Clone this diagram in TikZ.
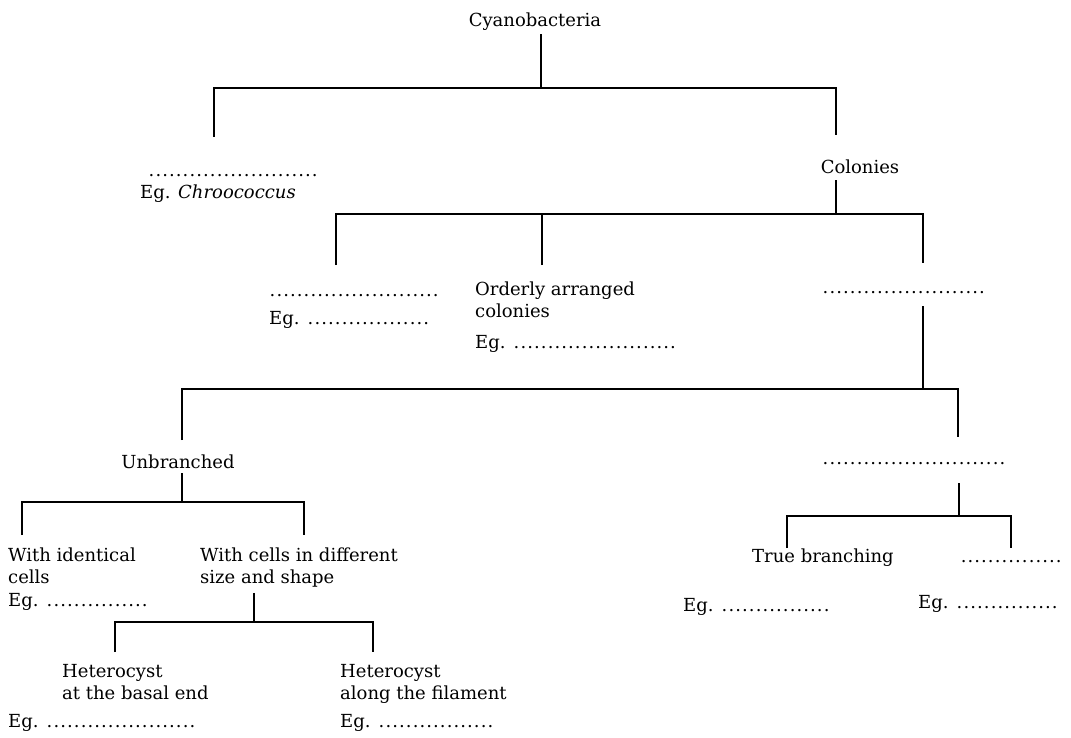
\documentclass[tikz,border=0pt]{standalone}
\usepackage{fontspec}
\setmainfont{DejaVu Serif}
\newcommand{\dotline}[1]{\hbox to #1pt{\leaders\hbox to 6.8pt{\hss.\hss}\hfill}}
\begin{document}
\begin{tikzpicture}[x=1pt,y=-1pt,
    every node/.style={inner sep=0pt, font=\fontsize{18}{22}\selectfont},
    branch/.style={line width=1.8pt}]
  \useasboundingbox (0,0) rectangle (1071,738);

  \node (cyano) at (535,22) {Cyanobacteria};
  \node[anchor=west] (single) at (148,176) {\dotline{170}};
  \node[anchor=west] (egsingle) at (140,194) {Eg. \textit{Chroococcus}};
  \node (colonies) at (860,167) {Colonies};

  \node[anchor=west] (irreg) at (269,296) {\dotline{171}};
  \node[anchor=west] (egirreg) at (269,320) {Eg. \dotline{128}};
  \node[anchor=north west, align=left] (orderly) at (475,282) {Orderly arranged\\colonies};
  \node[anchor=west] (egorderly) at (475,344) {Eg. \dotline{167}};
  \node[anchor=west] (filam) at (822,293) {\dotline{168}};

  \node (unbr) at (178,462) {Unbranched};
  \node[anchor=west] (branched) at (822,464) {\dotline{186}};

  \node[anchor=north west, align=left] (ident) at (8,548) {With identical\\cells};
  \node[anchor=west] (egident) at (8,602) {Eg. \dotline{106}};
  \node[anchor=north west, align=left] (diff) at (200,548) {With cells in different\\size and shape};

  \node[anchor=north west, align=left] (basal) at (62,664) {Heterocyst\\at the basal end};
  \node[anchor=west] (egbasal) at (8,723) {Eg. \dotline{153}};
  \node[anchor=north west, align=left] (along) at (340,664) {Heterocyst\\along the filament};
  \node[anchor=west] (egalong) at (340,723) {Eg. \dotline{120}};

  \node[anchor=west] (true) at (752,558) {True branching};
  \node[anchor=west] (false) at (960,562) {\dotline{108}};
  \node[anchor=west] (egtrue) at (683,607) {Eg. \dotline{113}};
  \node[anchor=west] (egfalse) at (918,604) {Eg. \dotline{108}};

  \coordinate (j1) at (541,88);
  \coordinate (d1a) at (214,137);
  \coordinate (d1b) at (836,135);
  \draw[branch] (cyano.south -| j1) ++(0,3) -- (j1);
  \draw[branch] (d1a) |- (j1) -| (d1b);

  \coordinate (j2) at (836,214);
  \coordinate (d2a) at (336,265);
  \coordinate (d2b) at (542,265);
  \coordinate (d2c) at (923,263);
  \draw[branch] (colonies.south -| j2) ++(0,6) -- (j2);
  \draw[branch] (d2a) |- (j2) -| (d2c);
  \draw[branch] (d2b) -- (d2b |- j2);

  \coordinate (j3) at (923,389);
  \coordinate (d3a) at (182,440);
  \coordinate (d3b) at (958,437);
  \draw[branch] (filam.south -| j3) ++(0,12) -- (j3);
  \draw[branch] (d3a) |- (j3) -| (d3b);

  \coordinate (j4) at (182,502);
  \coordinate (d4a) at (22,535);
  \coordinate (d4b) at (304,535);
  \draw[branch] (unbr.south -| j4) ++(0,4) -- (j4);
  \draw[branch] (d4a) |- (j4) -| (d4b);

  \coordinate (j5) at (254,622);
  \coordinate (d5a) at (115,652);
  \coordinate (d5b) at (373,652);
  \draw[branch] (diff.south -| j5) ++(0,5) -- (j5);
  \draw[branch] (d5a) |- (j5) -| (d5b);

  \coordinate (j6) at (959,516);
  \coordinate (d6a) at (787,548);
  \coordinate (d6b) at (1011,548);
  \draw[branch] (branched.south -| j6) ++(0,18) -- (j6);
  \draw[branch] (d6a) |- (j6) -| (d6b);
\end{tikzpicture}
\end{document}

GIVEN TASK: Leave the pictures out, and print every line of the listing exactly as written.

CORRECT ANSWER:
Clone this diagram in TikZ.
\documentclass[tikz,border=0pt]{standalone}
\usepackage{fontspec}
\setmainfont{DejaVu Serif}
\newcommand{\dotline}[1]{\hbox to #1pt{\leaders\hbox to 6.8pt{\hss.\hss}\hfill}}
\begin{document}
\begin{tikzpicture}[x=1pt,y=-1pt,
    every node/.style={inner sep=0pt, font=\fontsize{18}{22}\selectfont},
    branch/.style={line width=1.8pt}]
  \useasboundingbox (0,0) rectangle (1071,738);

  \node (cyano) at (535,22) {Cyanobacteria};
  \node[anchor=west] (single) at (148,176) {\dotline{170}};
  \node[anchor=west] (egsingle) at (140,194) {Eg. \textit{Chroococcus}};
  \node (colonies) at (860,167) {Colonies};

  \node[anchor=west] (irreg) at (269,296) {\dotline{171}};
  \node[anchor=west] (egirreg) at (269,320) {Eg. \dotline{128}};
  \node[anchor=north west, align=left] (orderly) at (475,282) {Orderly arranged\\colonies};
  \node[anchor=west] (egorderly) at (475,344) {Eg. \dotline{167}};
  \node[anchor=west] (filam) at (822,293) {\dotline{168}};

  \node (unbr) at (178,462) {Unbranched};
  \node[anchor=west] (branched) at (822,464) {\dotline{186}};

  \node[anchor=north west, align=left] (ident) at (8,548) {With identical\\cells};
  \node[anchor=west] (egident) at (8,602) {Eg. \dotline{106}};
  \node[anchor=north west, align=left] (diff) at (200,548) {With cells in different\\size and shape};

  \node[anchor=north west, align=left] (basal) at (62,664) {Heterocyst\\at the basal end};
  \node[anchor=west] (egbasal) at (8,723) {Eg. \dotline{153}};
  \node[anchor=north west, align=left] (along) at (340,664) {Heterocyst\\along the filament};
  \node[anchor=west] (egalong) at (340,723) {Eg. \dotline{120}};

  \node[anchor=west] (true) at (752,558) {True branching};
  \node[anchor=west] (false) at (960,562) {\dotline{108}};
  \node[anchor=west] (egtrue) at (683,607) {Eg. \dotline{113}};
  \node[anchor=west] (egfalse) at (918,604) {Eg. \dotline{108}};

  \coordinate (j1) at (541,88);
  \coordinate (d1a) at (214,137);
  \coordinate (d1b) at (836,135);
  \draw[branch] (cyano.south -| j1) ++(0,3) -- (j1);
  \draw[branch] (d1a) |- (j1) -| (d1b);

  \coordinate (j2) at (836,214);
  \coordinate (d2a) at (336,265);
  \coordinate (d2b) at (542,265);
  \coordinate (d2c) at (923,263);
  \draw[branch] (colonies.south -| j2) ++(0,6) -- (j2);
  \draw[branch] (d2a) |- (j2) -| (d2c);
  \draw[branch] (d2b) -- (d2b |- j2);

  \coordinate (j3) at (923,389);
  \coordinate (d3a) at (182,440);
  \coordinate (d3b) at (958,437);
  \draw[branch] (filam.south -| j3) ++(0,12) -- (j3);
  \draw[branch] (d3a) |- (j3) -| (d3b);

  \coordinate (j4) at (182,502);
  \coordinate (d4a) at (22,535);
  \coordinate (d4b) at (304,535);
  \draw[branch] (unbr.south -| j4) ++(0,4) -- (j4);
  \draw[branch] (d4a) |- (j4) -| (d4b);

  \coordinate (j5) at (254,622);
  \coordinate (d5a) at (115,652);
  \coordinate (d5b) at (373,652);
  \draw[branch] (diff.south -| j5) ++(0,5) -- (j5);
  \draw[branch] (d5a) |- (j5) -| (d5b);

  \coordinate (j6) at (959,516);
  \coordinate (d6a) at (787,548);
  \coordinate (d6b) at (1011,548);
  \draw[branch] (branched.south -| j6) ++(0,18) -- (j6);
  \draw[branch] (d6a) |- (j6) -| (d6b);
\end{tikzpicture}
\end{document}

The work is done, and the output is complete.